I don't know why I got off on that. Like I said, my thoughts about this are a bit fragmented. I'm just thinking about how I wish that one day, there will be a group of old men sitting around a table in the back of an old country store playing dominoes and telling stories about me to my kid. It won't happen because the world is different now, and tonight, that makes me sad.
Comments (4)
What an interesting post, definitely makes me want to check out this book. I think these feelings are probably normal for people like us who came from small Southern towns and moved away from home. After the glitz and excitement of actually "doing it" wanes a little, there is some nostalgia left on our plates. And a realization that we are having to make concessions for the new type of life we have chosen.
I will say, though, that I think the men-telling-stories scenario is still perfectly possible, happens all the time, just not while playing dominoes at the old country store. Because technology has allowed us to become more mobile and self-sufficient, instead of being around each other and dependent on each other out of necessity, we do it because we choose to do it, because we are making our friends our priority. I guess mostly I am thinking about the guys I live with-- they are very close, have had adventures all over the country together, and stay close to the others in their group, even the others who live away. They love each others' children. You know, not in the molestation kind of way.
This post did make me wanna visit home, though, drink a Diet Coke with my grandparents, listen to some bluegrass, and walk to the terribly run-down country store near my house where my brother and I used to walk to get candy, and I once found a little green worm wriggling in the pack of Rollos I bought. So thanks for that.
While not as entertaining as a memoir or narrative, Christopher Lasch's True and Only Heaven is a historic and philosophical examination of what you are talking about, though he derides our nostalgic tendencies as a grasping for a mythical reality that was never really there.
@Meldenius - Yeah, I was trying to stay away from framing this as nostalgia. I don't think I did a very good job. I don't believe that times were better then, but I also don't believe that times are better now. I just think we make trade-offs to improve certain things that need our immediate attention, such as ease of survival, but those improvements come at a price.

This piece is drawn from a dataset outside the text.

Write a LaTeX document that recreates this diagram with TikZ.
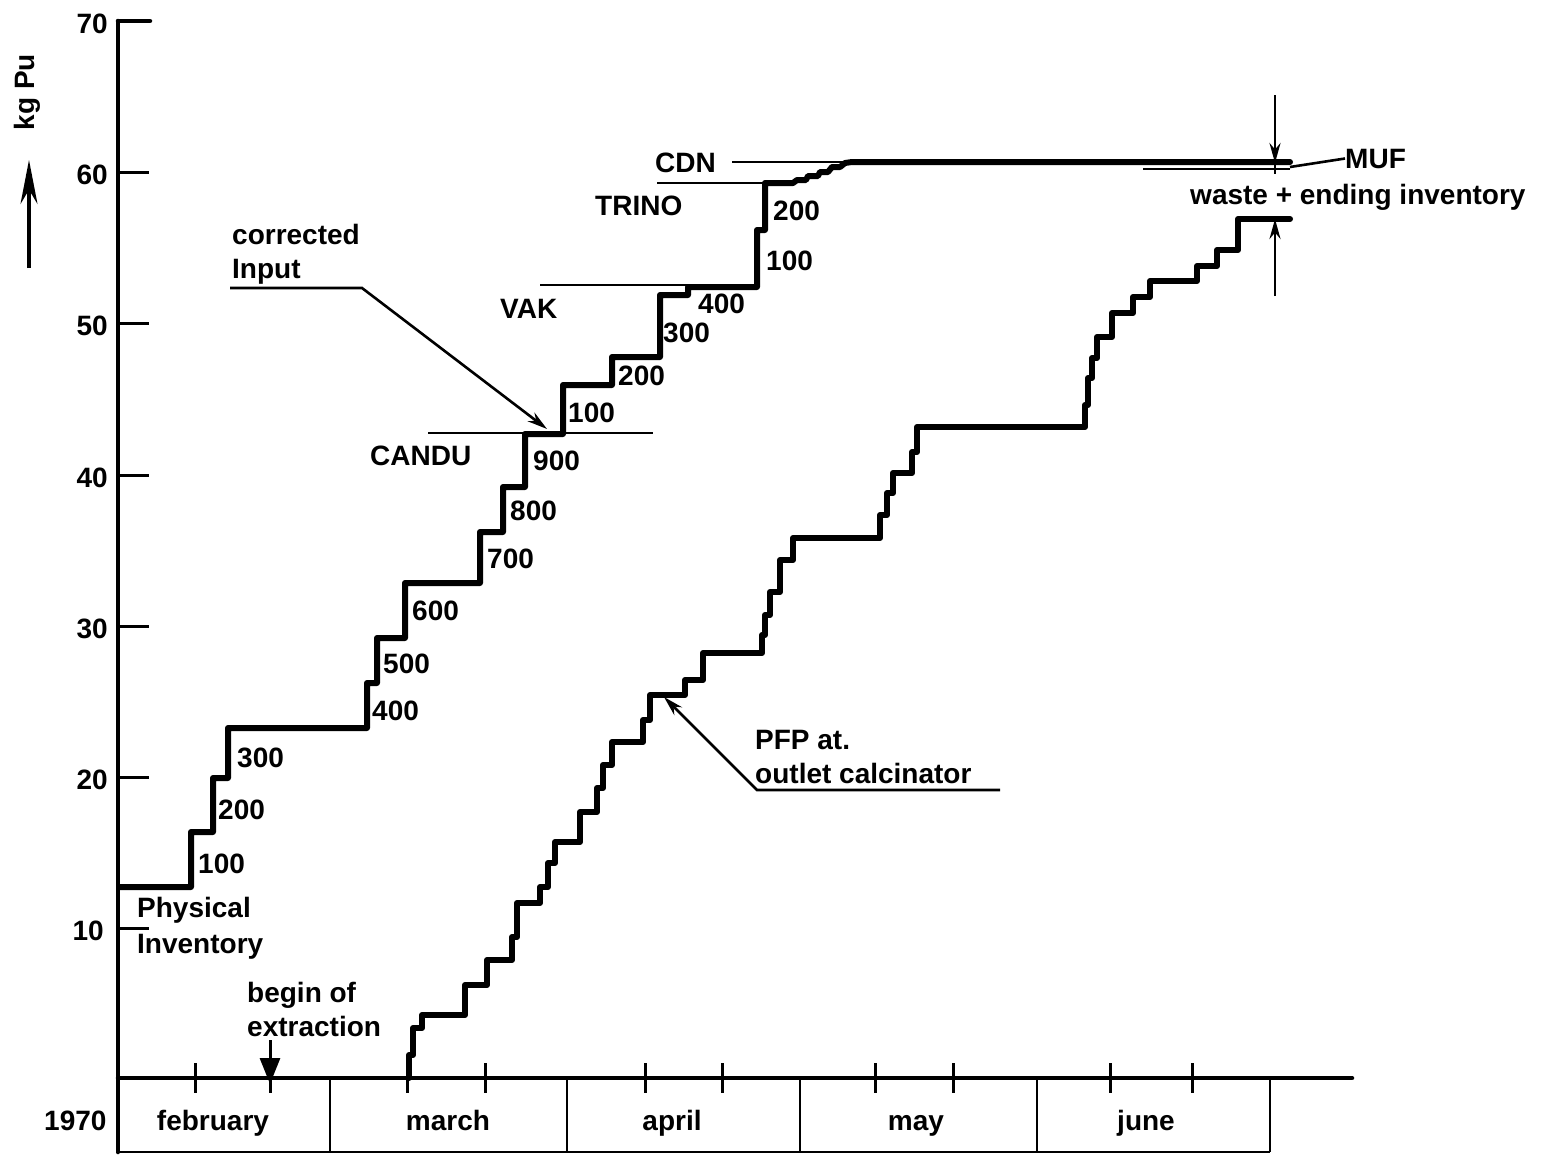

Well--I didn't mean to imply that you were being nostalgic. "Nostalgia" is Lasch's pet term, actually, and he pounds on it pretty hard, not because times of old were not simpler and more communal, but because (1) the things we love about "the past" were not generalized to the whole and (2) the conditions that created semi-idyllic, forward-thinking, self-sacrificial communities involved Puritan bedrock conceptions that vanished generations ago. I think you are well within your rights to mourn their loss. I do frequently.